→ To do
Review the material line by line. Identify and copy every line that contains the string "script".

→ Raw records

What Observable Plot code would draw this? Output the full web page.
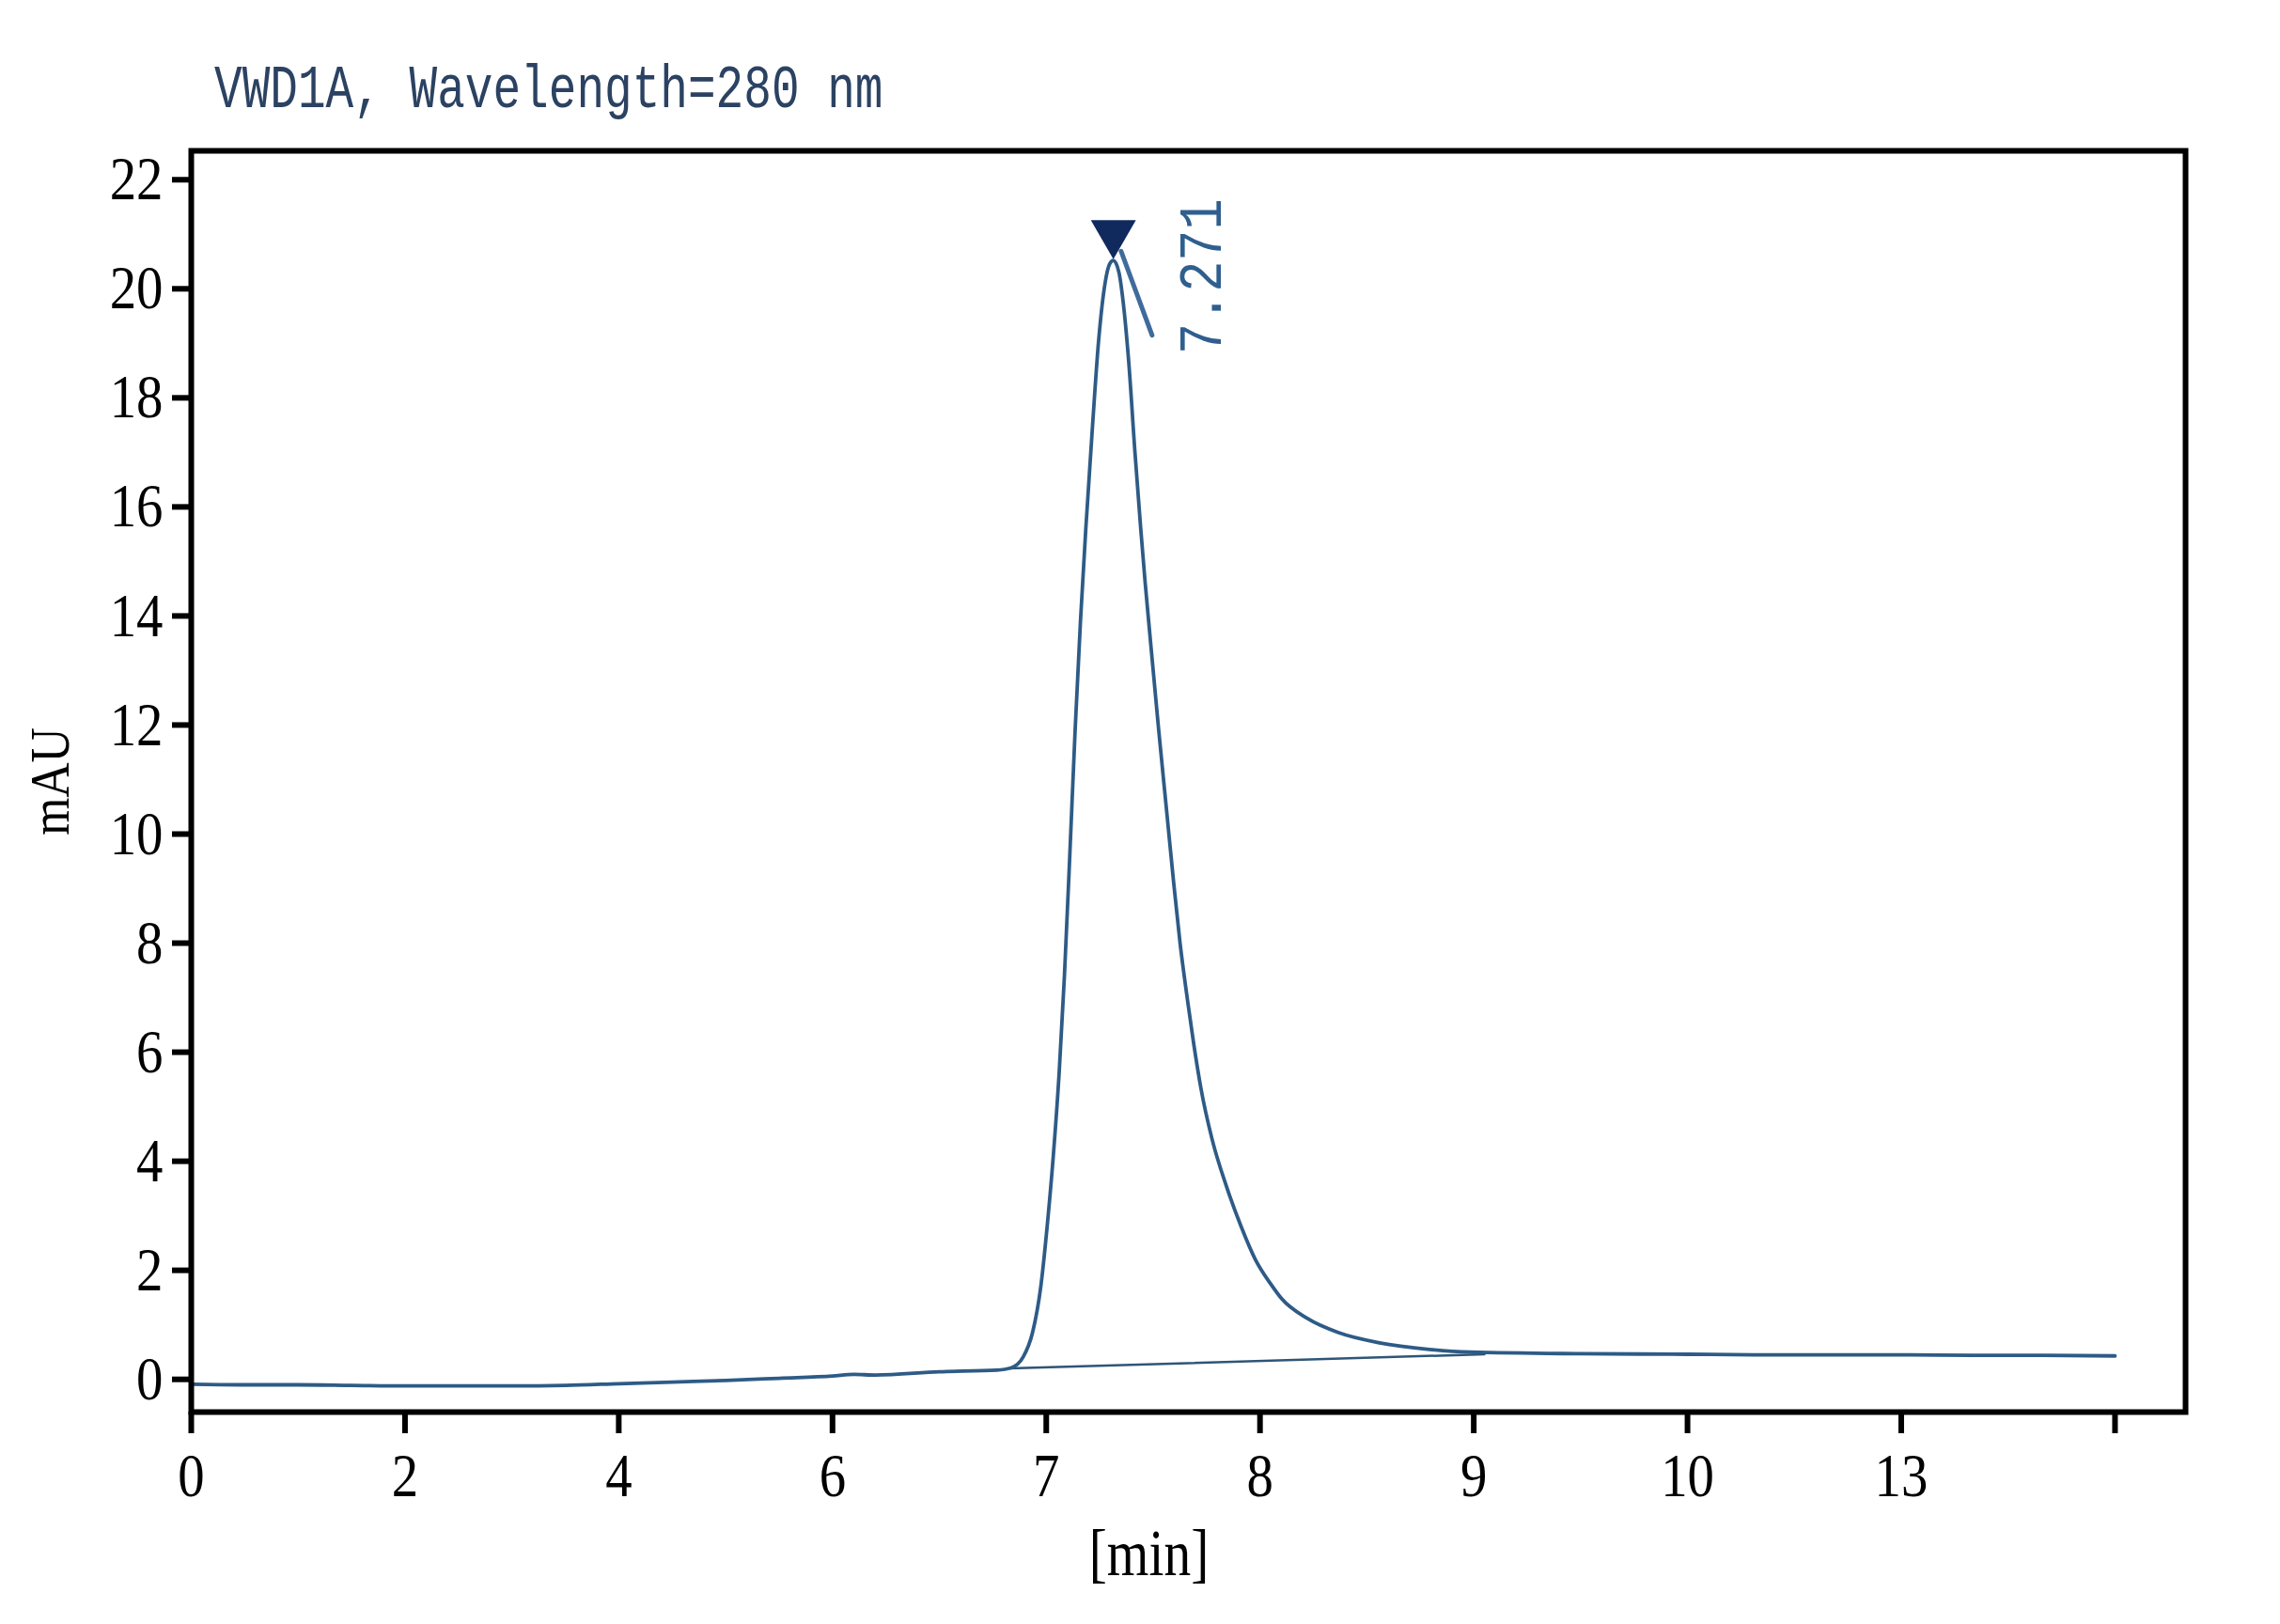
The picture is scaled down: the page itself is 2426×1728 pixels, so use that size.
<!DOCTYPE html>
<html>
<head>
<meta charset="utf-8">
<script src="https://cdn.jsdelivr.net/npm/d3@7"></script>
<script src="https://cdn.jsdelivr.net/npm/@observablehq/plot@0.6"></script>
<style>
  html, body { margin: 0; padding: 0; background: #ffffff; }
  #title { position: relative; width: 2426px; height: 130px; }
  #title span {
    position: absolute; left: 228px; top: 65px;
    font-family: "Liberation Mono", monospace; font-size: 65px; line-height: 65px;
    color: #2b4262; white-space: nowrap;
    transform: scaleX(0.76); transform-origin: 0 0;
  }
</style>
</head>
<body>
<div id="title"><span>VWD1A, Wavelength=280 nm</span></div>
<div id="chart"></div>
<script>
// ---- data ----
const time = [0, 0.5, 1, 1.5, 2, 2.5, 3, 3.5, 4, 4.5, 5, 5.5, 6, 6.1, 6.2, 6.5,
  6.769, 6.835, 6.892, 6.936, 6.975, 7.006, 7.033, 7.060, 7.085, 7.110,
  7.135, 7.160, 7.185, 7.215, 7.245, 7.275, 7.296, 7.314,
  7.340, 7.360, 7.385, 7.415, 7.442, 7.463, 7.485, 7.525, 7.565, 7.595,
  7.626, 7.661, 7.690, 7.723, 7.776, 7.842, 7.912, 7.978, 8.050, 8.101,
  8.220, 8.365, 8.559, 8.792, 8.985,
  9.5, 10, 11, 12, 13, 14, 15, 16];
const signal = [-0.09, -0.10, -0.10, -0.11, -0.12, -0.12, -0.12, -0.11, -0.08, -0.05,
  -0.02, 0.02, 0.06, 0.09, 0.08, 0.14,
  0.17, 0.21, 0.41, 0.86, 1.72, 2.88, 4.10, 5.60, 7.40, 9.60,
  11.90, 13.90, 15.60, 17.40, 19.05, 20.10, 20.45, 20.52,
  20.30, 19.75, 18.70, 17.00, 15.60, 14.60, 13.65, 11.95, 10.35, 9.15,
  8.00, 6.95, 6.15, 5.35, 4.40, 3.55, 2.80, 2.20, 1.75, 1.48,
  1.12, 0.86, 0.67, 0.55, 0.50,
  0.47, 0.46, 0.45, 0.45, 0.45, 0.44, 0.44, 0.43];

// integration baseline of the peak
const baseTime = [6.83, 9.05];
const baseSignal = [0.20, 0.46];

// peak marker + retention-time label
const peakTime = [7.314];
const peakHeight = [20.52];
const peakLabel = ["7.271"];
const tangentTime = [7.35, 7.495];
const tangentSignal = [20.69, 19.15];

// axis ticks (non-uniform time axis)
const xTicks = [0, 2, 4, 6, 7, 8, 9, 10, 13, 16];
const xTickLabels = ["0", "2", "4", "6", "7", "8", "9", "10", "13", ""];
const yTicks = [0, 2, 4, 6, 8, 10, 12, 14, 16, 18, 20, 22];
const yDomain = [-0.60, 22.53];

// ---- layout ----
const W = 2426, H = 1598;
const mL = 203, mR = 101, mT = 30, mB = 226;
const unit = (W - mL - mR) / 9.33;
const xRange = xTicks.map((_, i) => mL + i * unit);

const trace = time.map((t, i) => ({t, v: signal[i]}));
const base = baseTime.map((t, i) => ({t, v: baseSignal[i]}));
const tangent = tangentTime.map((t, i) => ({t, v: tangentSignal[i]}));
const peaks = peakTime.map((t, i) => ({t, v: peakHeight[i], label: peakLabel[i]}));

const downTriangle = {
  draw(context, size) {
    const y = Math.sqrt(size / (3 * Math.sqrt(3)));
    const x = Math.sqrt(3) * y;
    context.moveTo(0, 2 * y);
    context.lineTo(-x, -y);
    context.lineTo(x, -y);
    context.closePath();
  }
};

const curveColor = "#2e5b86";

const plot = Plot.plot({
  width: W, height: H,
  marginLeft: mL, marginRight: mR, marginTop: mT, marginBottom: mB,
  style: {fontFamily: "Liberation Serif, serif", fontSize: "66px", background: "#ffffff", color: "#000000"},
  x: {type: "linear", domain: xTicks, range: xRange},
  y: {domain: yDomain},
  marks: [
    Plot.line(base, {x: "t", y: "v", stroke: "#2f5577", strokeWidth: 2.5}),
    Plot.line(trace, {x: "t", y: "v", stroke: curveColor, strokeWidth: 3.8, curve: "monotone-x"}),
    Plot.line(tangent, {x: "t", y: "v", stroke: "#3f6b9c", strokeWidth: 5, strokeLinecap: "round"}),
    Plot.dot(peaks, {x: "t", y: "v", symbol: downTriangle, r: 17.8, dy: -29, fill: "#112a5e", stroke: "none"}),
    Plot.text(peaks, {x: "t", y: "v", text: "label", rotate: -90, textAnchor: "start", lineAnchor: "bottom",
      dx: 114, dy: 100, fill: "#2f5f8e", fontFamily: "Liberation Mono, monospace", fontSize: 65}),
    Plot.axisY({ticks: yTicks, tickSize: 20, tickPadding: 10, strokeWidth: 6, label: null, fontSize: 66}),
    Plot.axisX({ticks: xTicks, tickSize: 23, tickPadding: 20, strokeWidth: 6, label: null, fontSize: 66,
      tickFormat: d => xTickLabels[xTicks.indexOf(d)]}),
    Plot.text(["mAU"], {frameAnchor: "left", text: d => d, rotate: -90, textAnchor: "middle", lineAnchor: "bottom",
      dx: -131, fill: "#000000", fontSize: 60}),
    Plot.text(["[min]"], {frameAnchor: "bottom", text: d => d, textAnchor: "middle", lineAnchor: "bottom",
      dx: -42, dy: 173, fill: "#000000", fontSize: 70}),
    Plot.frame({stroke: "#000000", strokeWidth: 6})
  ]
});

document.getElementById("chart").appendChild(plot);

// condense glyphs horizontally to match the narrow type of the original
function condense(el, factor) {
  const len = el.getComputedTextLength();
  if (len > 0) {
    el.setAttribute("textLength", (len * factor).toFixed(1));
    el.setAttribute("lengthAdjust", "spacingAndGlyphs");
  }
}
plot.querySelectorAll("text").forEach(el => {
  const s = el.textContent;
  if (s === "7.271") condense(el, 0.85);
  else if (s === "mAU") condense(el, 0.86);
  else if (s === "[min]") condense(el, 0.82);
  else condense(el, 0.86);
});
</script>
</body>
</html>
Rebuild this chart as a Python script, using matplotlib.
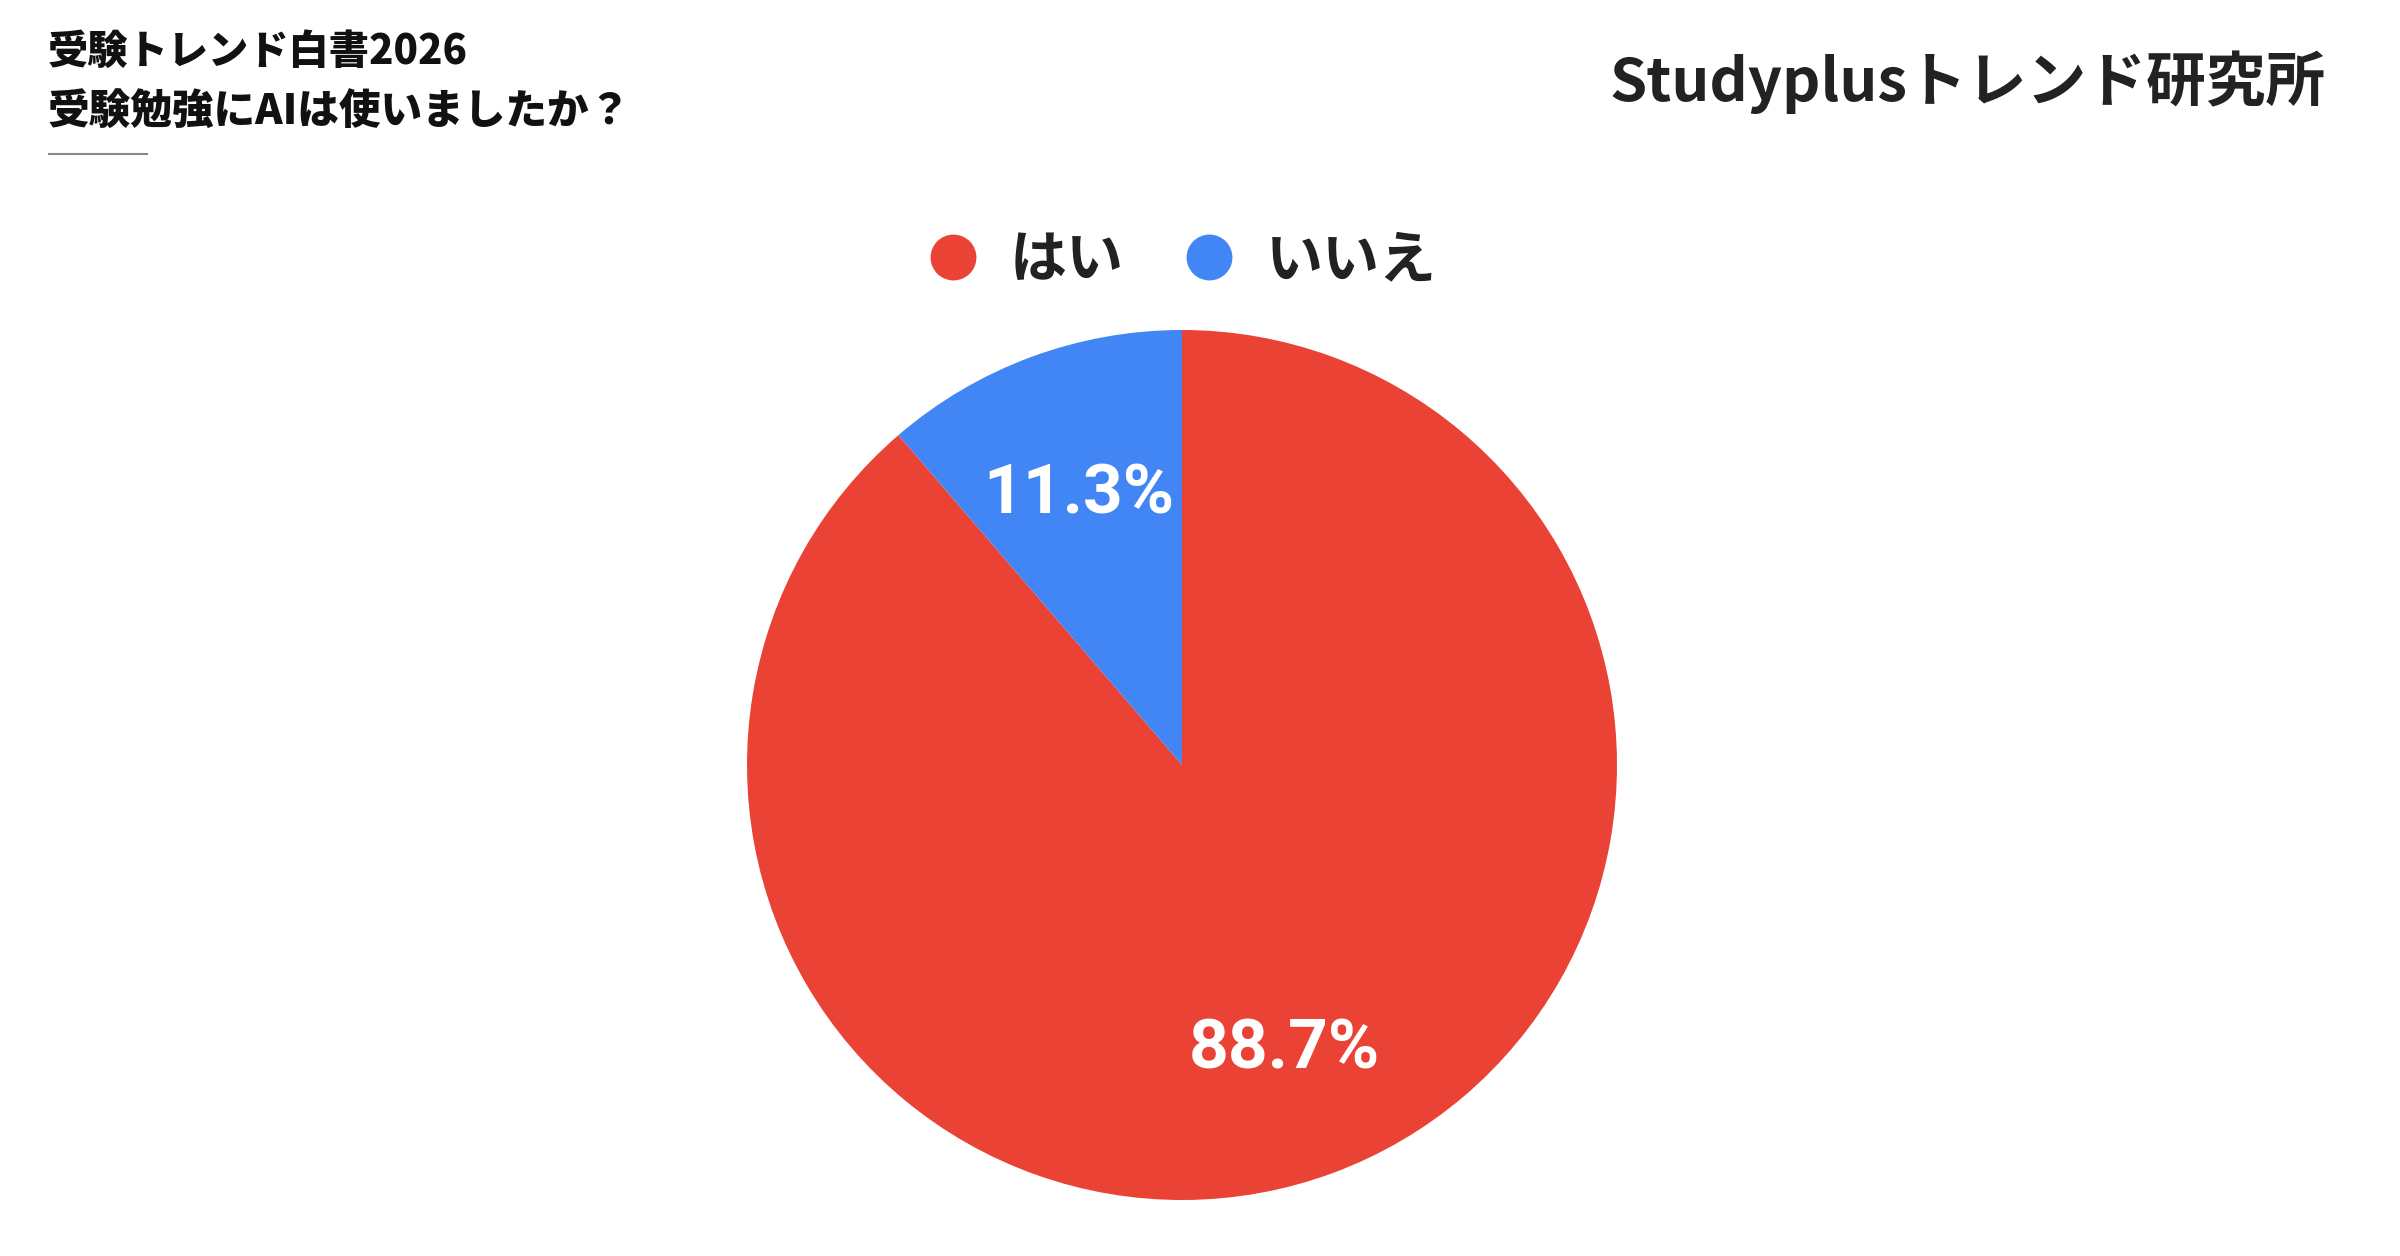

→ Response below
<script src="https://cdn.jsdelivr.net/npm/d3@7"></script>
<script src="https://cdn.jsdelivr.net/npm/@observablehq/plot@0.6"></script>
<script>
</script>
Rebuild this chart as a Python script, using matplotlib.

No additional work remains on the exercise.